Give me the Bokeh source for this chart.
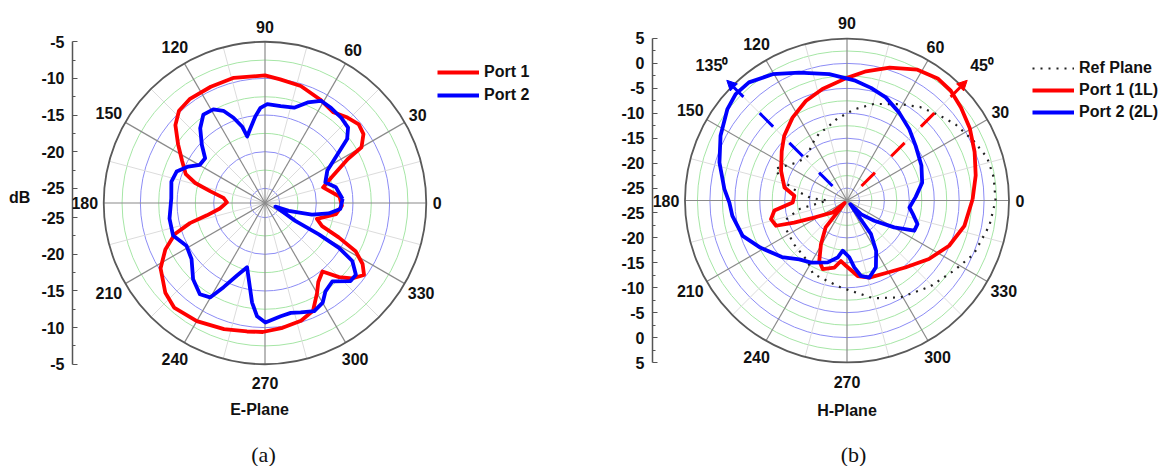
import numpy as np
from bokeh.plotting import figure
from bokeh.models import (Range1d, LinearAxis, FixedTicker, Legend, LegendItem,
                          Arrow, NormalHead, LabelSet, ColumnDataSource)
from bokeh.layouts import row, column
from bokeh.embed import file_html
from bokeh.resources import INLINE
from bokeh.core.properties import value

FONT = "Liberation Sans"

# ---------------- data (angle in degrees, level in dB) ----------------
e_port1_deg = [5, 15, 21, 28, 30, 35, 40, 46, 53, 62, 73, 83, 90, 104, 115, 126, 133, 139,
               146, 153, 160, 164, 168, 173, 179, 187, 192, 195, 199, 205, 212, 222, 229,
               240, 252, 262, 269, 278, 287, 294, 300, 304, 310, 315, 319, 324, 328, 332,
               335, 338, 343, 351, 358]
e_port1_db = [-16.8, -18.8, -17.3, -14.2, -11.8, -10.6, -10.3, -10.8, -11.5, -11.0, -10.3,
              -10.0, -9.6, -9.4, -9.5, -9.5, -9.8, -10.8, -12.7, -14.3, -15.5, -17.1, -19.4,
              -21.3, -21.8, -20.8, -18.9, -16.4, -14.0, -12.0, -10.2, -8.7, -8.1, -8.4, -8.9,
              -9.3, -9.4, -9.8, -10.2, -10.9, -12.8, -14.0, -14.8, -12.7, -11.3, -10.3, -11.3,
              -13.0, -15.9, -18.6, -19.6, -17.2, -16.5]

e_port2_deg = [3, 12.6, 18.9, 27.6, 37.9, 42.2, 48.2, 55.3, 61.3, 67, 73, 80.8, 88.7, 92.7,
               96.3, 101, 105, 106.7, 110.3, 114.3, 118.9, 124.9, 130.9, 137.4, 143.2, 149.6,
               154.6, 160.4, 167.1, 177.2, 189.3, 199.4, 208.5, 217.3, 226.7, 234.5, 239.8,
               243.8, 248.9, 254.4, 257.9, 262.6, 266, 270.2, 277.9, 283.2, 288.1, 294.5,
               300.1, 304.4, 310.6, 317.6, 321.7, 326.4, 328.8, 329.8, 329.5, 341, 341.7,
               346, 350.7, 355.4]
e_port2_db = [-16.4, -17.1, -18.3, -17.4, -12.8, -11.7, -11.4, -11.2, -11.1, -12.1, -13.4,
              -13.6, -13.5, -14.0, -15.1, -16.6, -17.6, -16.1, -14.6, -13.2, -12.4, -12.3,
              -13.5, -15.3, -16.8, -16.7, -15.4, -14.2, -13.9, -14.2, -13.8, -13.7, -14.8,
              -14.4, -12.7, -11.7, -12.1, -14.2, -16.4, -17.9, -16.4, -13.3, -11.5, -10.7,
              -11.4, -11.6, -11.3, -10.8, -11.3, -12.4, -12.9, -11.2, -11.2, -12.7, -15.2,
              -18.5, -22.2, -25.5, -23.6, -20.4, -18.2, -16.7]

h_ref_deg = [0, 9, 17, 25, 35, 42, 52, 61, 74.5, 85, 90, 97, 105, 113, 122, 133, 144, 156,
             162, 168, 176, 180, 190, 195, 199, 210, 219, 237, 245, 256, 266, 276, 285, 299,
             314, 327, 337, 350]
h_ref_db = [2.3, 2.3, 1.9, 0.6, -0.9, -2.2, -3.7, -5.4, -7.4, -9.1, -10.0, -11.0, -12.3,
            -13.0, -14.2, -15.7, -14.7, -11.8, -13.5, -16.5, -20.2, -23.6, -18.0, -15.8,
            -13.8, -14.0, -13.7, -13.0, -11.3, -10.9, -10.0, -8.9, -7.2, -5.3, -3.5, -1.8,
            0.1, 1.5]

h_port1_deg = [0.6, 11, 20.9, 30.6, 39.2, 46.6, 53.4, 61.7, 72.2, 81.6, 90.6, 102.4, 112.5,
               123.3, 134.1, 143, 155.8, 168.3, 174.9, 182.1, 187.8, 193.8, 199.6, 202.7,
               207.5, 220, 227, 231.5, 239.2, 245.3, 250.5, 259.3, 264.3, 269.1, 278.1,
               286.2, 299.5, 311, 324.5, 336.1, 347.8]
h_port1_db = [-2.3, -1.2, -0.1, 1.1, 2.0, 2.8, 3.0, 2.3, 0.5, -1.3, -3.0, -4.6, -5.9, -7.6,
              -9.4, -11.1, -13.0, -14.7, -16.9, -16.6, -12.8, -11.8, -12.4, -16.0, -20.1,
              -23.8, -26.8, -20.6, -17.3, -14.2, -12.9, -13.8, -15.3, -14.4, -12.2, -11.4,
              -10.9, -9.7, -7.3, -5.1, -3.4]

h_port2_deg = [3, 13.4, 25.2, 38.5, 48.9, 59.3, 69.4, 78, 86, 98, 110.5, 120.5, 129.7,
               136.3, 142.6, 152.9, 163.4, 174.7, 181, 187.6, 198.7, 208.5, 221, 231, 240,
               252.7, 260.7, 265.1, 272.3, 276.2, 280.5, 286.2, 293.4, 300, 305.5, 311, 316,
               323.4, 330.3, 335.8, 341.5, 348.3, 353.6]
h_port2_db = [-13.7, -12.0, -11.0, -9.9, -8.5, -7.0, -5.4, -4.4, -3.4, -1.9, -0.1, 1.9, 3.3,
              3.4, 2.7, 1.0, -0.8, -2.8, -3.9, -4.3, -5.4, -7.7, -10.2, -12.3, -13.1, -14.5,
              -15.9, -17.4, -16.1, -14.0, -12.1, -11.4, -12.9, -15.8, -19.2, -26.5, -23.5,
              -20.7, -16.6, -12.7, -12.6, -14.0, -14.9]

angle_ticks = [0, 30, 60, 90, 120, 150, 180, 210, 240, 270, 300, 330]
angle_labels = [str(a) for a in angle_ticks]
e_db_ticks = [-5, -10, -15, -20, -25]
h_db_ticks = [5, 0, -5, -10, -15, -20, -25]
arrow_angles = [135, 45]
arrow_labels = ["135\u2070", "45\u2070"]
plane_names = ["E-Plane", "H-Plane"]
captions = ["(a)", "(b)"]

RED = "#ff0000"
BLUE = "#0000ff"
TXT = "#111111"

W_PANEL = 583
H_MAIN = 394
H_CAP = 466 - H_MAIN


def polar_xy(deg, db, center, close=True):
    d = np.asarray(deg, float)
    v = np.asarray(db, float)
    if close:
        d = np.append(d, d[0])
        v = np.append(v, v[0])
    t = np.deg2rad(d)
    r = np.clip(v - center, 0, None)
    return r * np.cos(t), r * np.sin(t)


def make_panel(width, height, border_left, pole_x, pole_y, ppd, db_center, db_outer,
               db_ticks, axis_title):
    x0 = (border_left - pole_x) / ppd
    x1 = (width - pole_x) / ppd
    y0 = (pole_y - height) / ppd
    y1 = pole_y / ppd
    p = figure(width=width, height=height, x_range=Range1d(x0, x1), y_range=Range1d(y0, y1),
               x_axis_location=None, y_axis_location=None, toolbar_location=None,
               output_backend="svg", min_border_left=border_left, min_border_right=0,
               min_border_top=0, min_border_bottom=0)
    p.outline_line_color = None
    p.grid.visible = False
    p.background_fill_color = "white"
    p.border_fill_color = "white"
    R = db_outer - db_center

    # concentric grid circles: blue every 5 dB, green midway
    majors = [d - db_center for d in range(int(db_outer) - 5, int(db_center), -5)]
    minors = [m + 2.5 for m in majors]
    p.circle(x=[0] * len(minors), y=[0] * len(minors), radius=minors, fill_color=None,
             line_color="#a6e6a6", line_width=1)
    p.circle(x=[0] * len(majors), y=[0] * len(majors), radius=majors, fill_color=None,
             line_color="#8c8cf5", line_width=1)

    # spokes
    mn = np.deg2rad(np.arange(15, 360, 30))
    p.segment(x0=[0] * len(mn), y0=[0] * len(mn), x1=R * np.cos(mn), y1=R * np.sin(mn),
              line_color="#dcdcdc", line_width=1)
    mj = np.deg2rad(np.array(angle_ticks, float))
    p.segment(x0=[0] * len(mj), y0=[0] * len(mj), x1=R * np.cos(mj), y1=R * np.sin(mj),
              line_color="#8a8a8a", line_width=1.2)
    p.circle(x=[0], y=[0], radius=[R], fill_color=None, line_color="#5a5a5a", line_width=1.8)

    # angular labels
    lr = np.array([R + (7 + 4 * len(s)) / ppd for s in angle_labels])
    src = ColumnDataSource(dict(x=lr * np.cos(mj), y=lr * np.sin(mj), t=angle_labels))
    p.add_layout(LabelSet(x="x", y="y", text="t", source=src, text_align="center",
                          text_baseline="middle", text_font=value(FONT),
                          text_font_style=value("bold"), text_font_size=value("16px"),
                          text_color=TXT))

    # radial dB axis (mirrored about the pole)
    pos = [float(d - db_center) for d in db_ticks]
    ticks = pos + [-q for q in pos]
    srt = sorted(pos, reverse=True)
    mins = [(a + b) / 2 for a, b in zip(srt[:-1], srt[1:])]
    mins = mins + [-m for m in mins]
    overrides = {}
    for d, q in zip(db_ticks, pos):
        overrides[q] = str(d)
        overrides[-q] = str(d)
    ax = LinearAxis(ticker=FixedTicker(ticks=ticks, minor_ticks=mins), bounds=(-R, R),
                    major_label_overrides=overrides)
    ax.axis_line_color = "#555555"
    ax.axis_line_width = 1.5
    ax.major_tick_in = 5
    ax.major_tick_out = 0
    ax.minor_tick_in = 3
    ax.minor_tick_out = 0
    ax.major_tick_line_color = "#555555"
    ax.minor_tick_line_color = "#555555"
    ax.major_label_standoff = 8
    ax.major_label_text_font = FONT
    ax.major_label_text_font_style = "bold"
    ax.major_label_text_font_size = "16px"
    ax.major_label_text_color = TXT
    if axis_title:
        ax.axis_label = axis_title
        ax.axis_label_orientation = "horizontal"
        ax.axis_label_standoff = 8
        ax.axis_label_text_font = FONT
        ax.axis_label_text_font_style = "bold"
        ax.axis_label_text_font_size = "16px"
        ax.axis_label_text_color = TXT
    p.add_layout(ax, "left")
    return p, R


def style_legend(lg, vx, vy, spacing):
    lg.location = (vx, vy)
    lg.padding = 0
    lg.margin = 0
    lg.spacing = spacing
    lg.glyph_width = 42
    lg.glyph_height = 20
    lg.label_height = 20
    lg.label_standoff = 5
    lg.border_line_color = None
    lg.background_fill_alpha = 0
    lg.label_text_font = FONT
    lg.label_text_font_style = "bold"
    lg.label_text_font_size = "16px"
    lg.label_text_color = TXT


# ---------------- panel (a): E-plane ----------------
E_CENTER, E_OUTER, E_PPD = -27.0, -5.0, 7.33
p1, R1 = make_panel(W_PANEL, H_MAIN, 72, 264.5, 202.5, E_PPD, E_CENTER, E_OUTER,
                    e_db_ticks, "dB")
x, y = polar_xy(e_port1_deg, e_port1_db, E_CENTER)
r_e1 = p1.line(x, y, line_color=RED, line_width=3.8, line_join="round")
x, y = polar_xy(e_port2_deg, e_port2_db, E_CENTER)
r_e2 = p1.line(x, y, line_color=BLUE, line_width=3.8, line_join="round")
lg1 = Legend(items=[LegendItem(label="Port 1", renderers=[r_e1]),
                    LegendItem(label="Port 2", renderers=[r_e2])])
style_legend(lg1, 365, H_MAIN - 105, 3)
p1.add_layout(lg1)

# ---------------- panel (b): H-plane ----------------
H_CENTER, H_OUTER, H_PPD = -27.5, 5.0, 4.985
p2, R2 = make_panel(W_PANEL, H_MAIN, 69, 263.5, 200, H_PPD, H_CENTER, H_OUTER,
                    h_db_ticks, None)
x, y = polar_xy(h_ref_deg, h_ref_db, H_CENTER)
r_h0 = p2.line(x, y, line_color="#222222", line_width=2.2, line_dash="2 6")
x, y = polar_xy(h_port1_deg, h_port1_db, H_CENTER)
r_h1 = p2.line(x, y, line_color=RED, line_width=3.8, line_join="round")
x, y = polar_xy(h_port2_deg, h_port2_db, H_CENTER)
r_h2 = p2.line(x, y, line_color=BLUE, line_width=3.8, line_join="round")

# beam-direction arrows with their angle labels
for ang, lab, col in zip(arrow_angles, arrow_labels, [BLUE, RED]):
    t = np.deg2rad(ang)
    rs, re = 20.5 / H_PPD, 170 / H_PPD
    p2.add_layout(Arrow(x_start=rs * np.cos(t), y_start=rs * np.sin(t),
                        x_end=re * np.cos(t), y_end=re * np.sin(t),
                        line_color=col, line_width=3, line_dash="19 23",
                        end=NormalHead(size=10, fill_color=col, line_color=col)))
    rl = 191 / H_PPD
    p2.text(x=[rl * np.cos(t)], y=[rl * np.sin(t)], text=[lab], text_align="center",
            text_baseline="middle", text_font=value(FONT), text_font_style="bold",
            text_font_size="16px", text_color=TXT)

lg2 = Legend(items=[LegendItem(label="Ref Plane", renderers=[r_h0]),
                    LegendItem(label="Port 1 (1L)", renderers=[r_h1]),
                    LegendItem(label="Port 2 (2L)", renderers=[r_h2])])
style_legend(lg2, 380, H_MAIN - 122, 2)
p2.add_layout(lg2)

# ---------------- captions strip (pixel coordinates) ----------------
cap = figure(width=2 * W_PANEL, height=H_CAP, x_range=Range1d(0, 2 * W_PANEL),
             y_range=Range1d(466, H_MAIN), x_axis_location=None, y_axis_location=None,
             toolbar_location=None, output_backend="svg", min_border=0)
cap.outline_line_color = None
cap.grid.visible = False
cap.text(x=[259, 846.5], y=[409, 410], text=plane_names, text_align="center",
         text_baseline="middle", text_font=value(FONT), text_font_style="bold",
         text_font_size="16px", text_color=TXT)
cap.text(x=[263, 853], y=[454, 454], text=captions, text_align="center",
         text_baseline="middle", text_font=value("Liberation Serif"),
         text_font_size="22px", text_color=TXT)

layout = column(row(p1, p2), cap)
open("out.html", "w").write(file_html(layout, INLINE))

_Do this_. Everything from the top line of the data down to and including the line with "-18.5, -22.2, -25.5, -23.6, -20.4, -18.2, -16.7]" is to be copied, except the pictures.

_In response_.
Give me the Bokeh source for this chart.
import numpy as np
from bokeh.plotting import figure
from bokeh.models import (Range1d, LinearAxis, FixedTicker, Legend, LegendItem,
                          Arrow, NormalHead, LabelSet, ColumnDataSource)
from bokeh.layouts import row, column
from bokeh.embed import file_html
from bokeh.resources import INLINE
from bokeh.core.properties import value

FONT = "Liberation Sans"

# ---------------- data (angle in degrees, level in dB) ----------------
e_port1_deg = [5, 15, 21, 28, 30, 35, 40, 46, 53, 62, 73, 83, 90, 104, 115, 126, 133, 139,
               146, 153, 160, 164, 168, 173, 179, 187, 192, 195, 199, 205, 212, 222, 229,
               240, 252, 262, 269, 278, 287, 294, 300, 304, 310, 315, 319, 324, 328, 332,
               335, 338, 343, 351, 358]
e_port1_db = [-16.8, -18.8, -17.3, -14.2, -11.8, -10.6, -10.3, -10.8, -11.5, -11.0, -10.3,
              -10.0, -9.6, -9.4, -9.5, -9.5, -9.8, -10.8, -12.7, -14.3, -15.5, -17.1, -19.4,
              -21.3, -21.8, -20.8, -18.9, -16.4, -14.0, -12.0, -10.2, -8.7, -8.1, -8.4, -8.9,
              -9.3, -9.4, -9.8, -10.2, -10.9, -12.8, -14.0, -14.8, -12.7, -11.3, -10.3, -11.3,
              -13.0, -15.9, -18.6, -19.6, -17.2, -16.5]

e_port2_deg = [3, 12.6, 18.9, 27.6, 37.9, 42.2, 48.2, 55.3, 61.3, 67, 73, 80.8, 88.7, 92.7,
               96.3, 101, 105, 106.7, 110.3, 114.3, 118.9, 124.9, 130.9, 137.4, 143.2, 149.6,
               154.6, 160.4, 167.1, 177.2, 189.3, 199.4, 208.5, 217.3, 226.7, 234.5, 239.8,
               243.8, 248.9, 254.4, 257.9, 262.6, 266, 270.2, 277.9, 283.2, 288.1, 294.5,
               300.1, 304.4, 310.6, 317.6, 321.7, 326.4, 328.8, 329.8, 329.5, 341, 341.7,
               346, 350.7, 355.4]
e_port2_db = [-16.4, -17.1, -18.3, -17.4, -12.8, -11.7, -11.4, -11.2, -11.1, -12.1, -13.4,
              -13.6, -13.5, -14.0, -15.1, -16.6, -17.6, -16.1, -14.6, -13.2, -12.4, -12.3,
              -13.5, -15.3, -16.8, -16.7, -15.4, -14.2, -13.9, -14.2, -13.8, -13.7, -14.8,
              -14.4, -12.7, -11.7, -12.1, -14.2, -16.4, -17.9, -16.4, -13.3, -11.5, -10.7,
              -11.4, -11.6, -11.3, -10.8, -11.3, -12.4, -12.9, -11.2, -11.2, -12.7, -15.2,
              -18.5, -22.2, -25.5, -23.6, -20.4, -18.2, -16.7]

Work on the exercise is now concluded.